Board of Economic Advisers Chairman John Rainey, in looking over his less-than-shiny economic forecasts for the state, says South Carolina is missing out on some revenue that it could have in these dire times.
As a special panel continues to review the state’s tax structure, Rainey says now is the time to reconsider some exemptions. For one, the grocery tax exemption.
“As bad as things are it’s interesting that there have been increases in several components of consumer spending,” says Rainey. “And I’ve harped on this more than people probably want to hear. But one of those components was food. But that does South Carolina absolutely no good because we took the tax off of groceries and that is costing this state $374 million in revenues. When you see nationally that states are collecting more from food tax because people are spending more, you can forget South Carolina because we aren’t–because we put that additional exemption on our books.”
Rainey appears to have a rather cynical attitude about politics in South Carolina, which is understandable given the nature of his job. He says there’s fat chance that the food tax will be restored.

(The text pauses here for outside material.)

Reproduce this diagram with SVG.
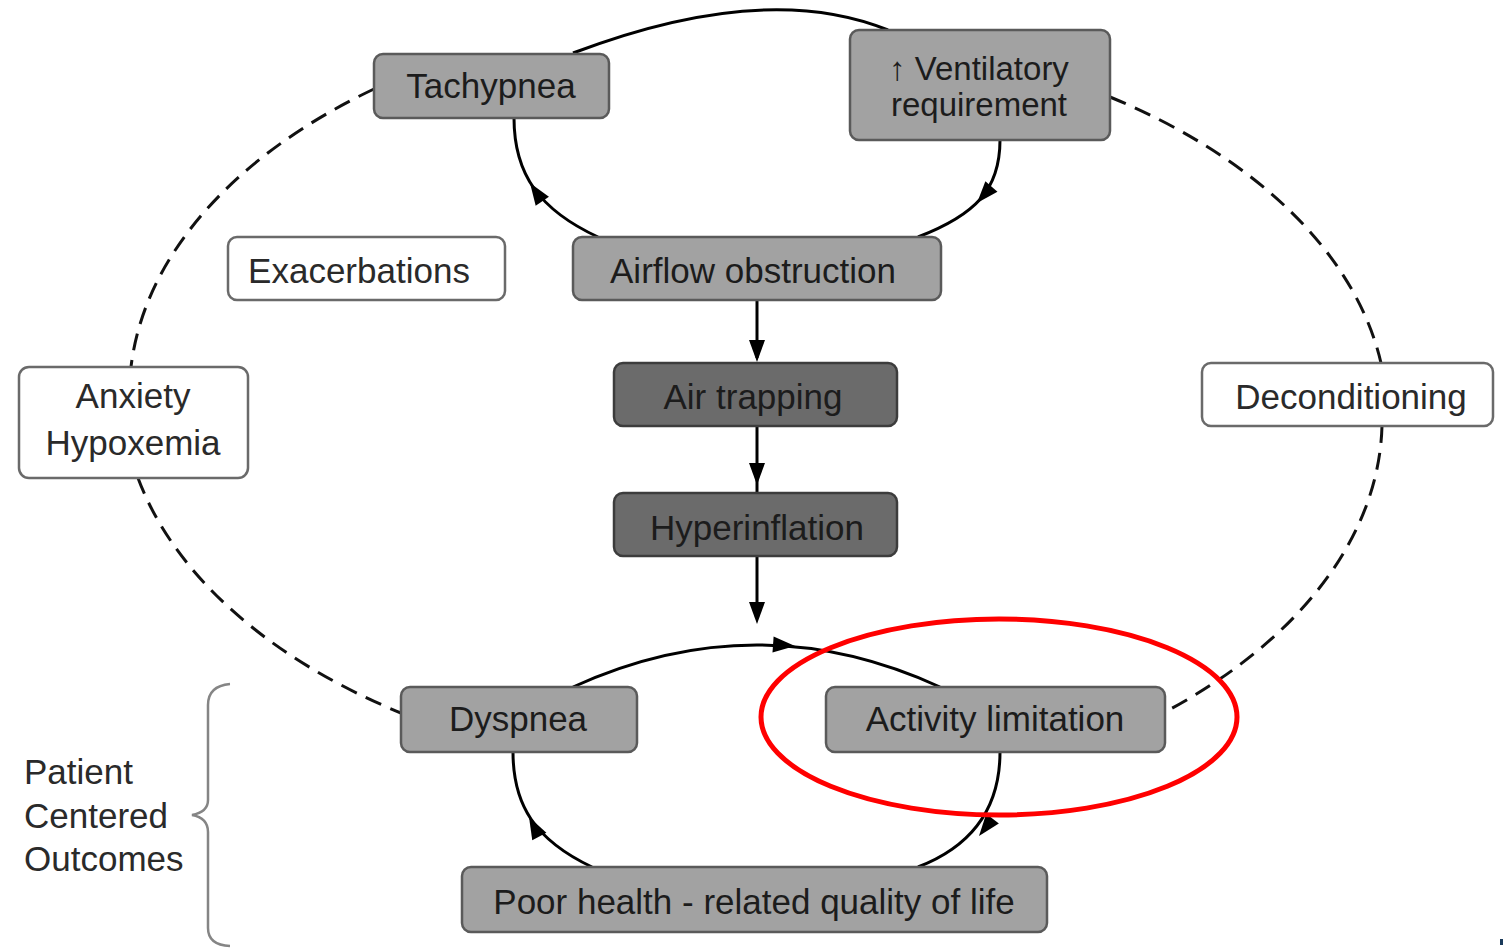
<svg xmlns="http://www.w3.org/2000/svg" xmlns:xlink="http://www.w3.org/1999/xlink" width="1503" height="948" viewBox="0 0 1503 948">
<defs>
<style>
.box{fill:#a2a2a2;stroke:#5a5a5a;stroke-width:2.5}
.dark{fill:#6b6b6b;stroke:#3c3c3c;stroke-width:2.5}
.white{fill:#ffffff;stroke:#6a6a6a;stroke-width:2.5}
.t{font-family:"Liberation Sans","DejaVu Sans",Arial,sans-serif;font-size:35px;fill:#1c1c1c;text-anchor:middle}
.tw{fill:#2a2a2a}
.solid{fill:none;stroke:#000;stroke-width:3}
.dash{fill:none;stroke:#111;stroke-width:3;stroke-dasharray:17 10}
.ah{fill:#000}
</style>
<path id="ah" d="M0,0 L-22,-8 L-22,8 Z"/>
</defs>
<rect width="1503" height="948" fill="#ffffff"/>

<g id="connectors">
  <path class="dash" d="M 374 89 A 625 386 0 0 0 131 367"/>
  <path class="dash" d="M 138 478 A 625 386 0 0 0 401 713"/>
  <path class="dash" d="M 1110 97 A 625 386 0 0 1 1381 363"/>
  <path class="dash" d="M 1382 426 A 625 386 0 0 1 1165 712"/>
  <path class="solid" d="M 573 53 Q 765 -20 888 30"/>
  <path class="solid" d="M 1000 140 C 1000 190 975 215 918 237"/>
  <use xlink:href="#ah" class="ah" transform="translate(977,203) rotate(131)"/>
  <path class="solid" d="M 514 118 C 514 175 540 210 598 237"/>
  <use xlink:href="#ah" class="ah" transform="translate(530,183) rotate(-124)"/>
  <path class="solid" d="M 757 300 L 757 358"/>
  <use xlink:href="#ah" class="ah" transform="translate(757,362) rotate(90)"/>
  <path class="solid" d="M 757 426 L 757 493"/>
  <use xlink:href="#ah" class="ah" transform="translate(757,485) rotate(90)"/>
  <path class="solid" d="M 757 556 L 757 610"/>
  <use xlink:href="#ah" class="ah" transform="translate(757,624) rotate(90)"/>
  <path class="solid" d="M 573 687 Q 757 603 940 687"/>
  <use xlink:href="#ah" class="ah" transform="translate(795,646) rotate(4)"/>
  <path class="solid" d="M 1000 752 C 1000 805 975 845 918 867"/>
  <use xlink:href="#ah" class="ah" transform="translate(979,836) rotate(128)"/>
  <path class="solid" d="M 513 752 C 513 805 535 840 592 867"/>
  <use xlink:href="#ah" class="ah" transform="translate(529,817) rotate(-118)"/>
</g>

<g id="node-tachypnea">
  <rect class="box" x="374" y="54" width="235" height="64" rx="9"/>
  <text class="t" x="491" y="98">Tachypnea</text>
</g>
<g id="node-ventilatory">
  <rect class="box" x="850" y="30" width="260" height="110" rx="9"/>
  <text class="t" x="979" y="80" style="font-size:33px">↑ Ventilatory</text>
  <text class="t" x="979" y="116" style="font-size:33px">requirement</text>
</g>
<g id="node-exacerbations">
  <rect class="white" x="228" y="237" width="277" height="63" rx="9"/>
  <text class="t tw" x="359" y="283">Exacerbations</text>
</g>
<g id="node-airflow">
  <rect class="box" x="573" y="237" width="368" height="63" rx="9"/>
  <text class="t" x="753" y="283">Airflow obstruction</text>
</g>
<g id="node-airtrapping">
  <rect class="dark" x="614" y="363" width="283" height="63" rx="9"/>
  <text class="t" x="753" y="409">Air trapping</text>
</g>
<g id="node-hyperinflation">
  <rect class="dark" x="614" y="493" width="283" height="63" rx="9"/>
  <text class="t" x="757" y="540">Hyperinflation</text>
</g>
<g id="node-anxiety">
  <rect class="white" x="19" y="367" width="229" height="111" rx="10"/>
  <text class="t tw" x="133" y="408">Anxiety</text>
  <text class="t tw" x="133" y="455">Hypoxemia</text>
</g>
<g id="node-deconditioning">
  <rect class="white" x="1202" y="363" width="291" height="63" rx="9"/>
  <text class="t tw" x="1351" y="409">Deconditioning</text>
</g>
<g id="node-dyspnea">
  <rect class="box" x="401" y="687" width="236" height="65" rx="9"/>
  <text class="t" x="518" y="731">Dyspnea</text>
</g>
<g id="node-activity">
  <rect class="box" x="826" y="687" width="339" height="65" rx="9"/>
  <text class="t" x="995" y="731">Activity limitation</text>
</g>
<g id="node-poorhealth">
  <rect class="box" x="462" y="867" width="585" height="65" rx="9"/>
  <text class="t" x="754" y="914">Poor health - related quality of life</text>
</g>

<g id="patient-outcomes">
  <path d="M 230 684 Q 208 686 208 705 L 208 800 Q 208 812 192 815 Q 208 818 208 832 L 208 928 Q 208 945 230 946" fill="none" stroke="#858585" stroke-width="2.5"/>
  <text class="t tw" x="24" y="784" style="text-anchor:start">Patient</text>
  <text class="t tw" x="24" y="828" style="text-anchor:start">Centered</text>
  <text class="t tw" x="24" y="871" style="text-anchor:start">Outcomes</text>
</g>

<ellipse id="highlight" cx="999" cy="717" rx="238" ry="98" fill="none" stroke="#ff0000" stroke-width="5"/>
<rect x="1500" y="939" width="3" height="6" fill="#1a3a5a"/>
</svg>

“That and world peace breaking out probably have an equal chance,” he joked. “They’re just not going to put that kind of tax back on the consumer once it has been taken off. I can’t frankly remember a tax ever being restored. I’m sure one has been. I just can’t remember what it was.”
The Board of Economic Advisers decided last week not to change the current revenue estimate. Current revenue projections for the state for the fiscal year are $5.619 billion. The state’s Budget and Control Board recently implement funding cuts to state agencies to reflect the two-percent drop in revenue the B.E.A. projected last month.